The company has signed memorandums of understanding with a number of large milk manufacturers in Europe. It has not disclosed the names but German dairy company Hochland and Israeli dairy marketing company Tnuva are shareholders in Remilk.

Grinbaum says the dairy industry must do more to reduce greenhouse gas emissions, but the progress will only be incremental based on current projects such as feeding cows seaweed  or injecting chemicals into their stomachs to reduce methane.

“The dairy industry is responsible for something like up to 7 per cent of emissions globally,” Grinbaum says.

“At the moment it is very difficult to cut those emissions. The reason that the big dairy companies in Europe are investing in this is because it allows them to offset carbon credits in Europe.

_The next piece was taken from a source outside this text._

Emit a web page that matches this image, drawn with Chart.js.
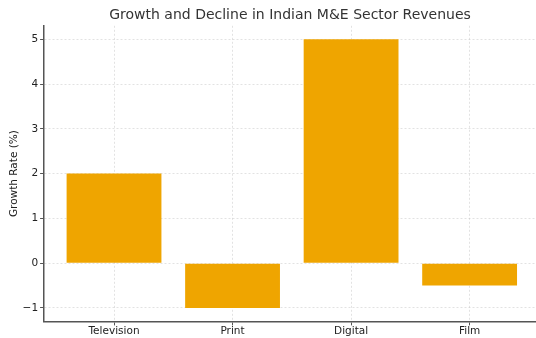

“It’s a really efficient way for them to cut their carbon emissions. They can either reduce emissions or pay a carbon tax on their cheese production.

“The motivation for switching is coming from all directions including consumer choice.

“A third of the population are flexitarians and that means that even if they like milk and like cows, if they have a decent alternative they will consider that. If it is available people will consider it as a replacement for cow’s milk.”

A spokesperson for Fonterra, says the company is keeping an open mind about milk products produced by synthetic biology.

“We’re confident that consumers around the world will continue to want natural, grass-fed dairy as a premium source of nutrition,” the spokesperson says.

“At the same time, we recognise consumers have different nutritional needs and preferences.”

Fonterra’s response to the threat to its business from products like Remilk was to take a stake in 2019 in a company called Motif Ingredients in the United States. It is makes bio-engineered animal and food ingredients.

This aims to keep Fonterra “at the forefront of this emerging, next-generation nutrition sector”.

“It’ll enable us to explore how we can capture more value from this emerging sector.

“Over the long term, we believe the world will need a combination of alternative and traditional nutritional sources to meet the world’s increasing need for food, especially protein.”

Remilk’s value proposition relies on the same data produced by Fonterra including the expectation that an increasing proportion of the world’s population, which is expected to be 9 billion by 2050, will seek high protein and energy diets.

But Grinbaum says it is impossible for the dairy industry to supply the demand for milk products without extensive use of synthetic biology.

“At the moment there are about 7 billion people in the world, but only about 700 million are living in what we call rich countries, and they’re enjoying all the benefits of a protein rich diet,” he says.

“Now the rest they want to live those lives and some of them are on the way there and will become middle class and enjoy it.

“We simply don’t have enough resources to supply the demand. Of course, there will be room for cows, but the majority of the growing demand will be supplied by solutions like Remilk – this is sustainable and the rest is not sustainable.”

Fonterra, which produces 21.8 million tonnes a year of carbon emissions from farming or about 20 per cent of New Zealand’s carbon emissions, says it has a plan to slash its emissions, primarily through changed manufacturing production fuels and planting trees.

Also, Fonterra, which has cheese making operations in Australia, argues that its Australian and New Zealand dairy farming operations are the most sustainable in the world and the world’s most cost-effective.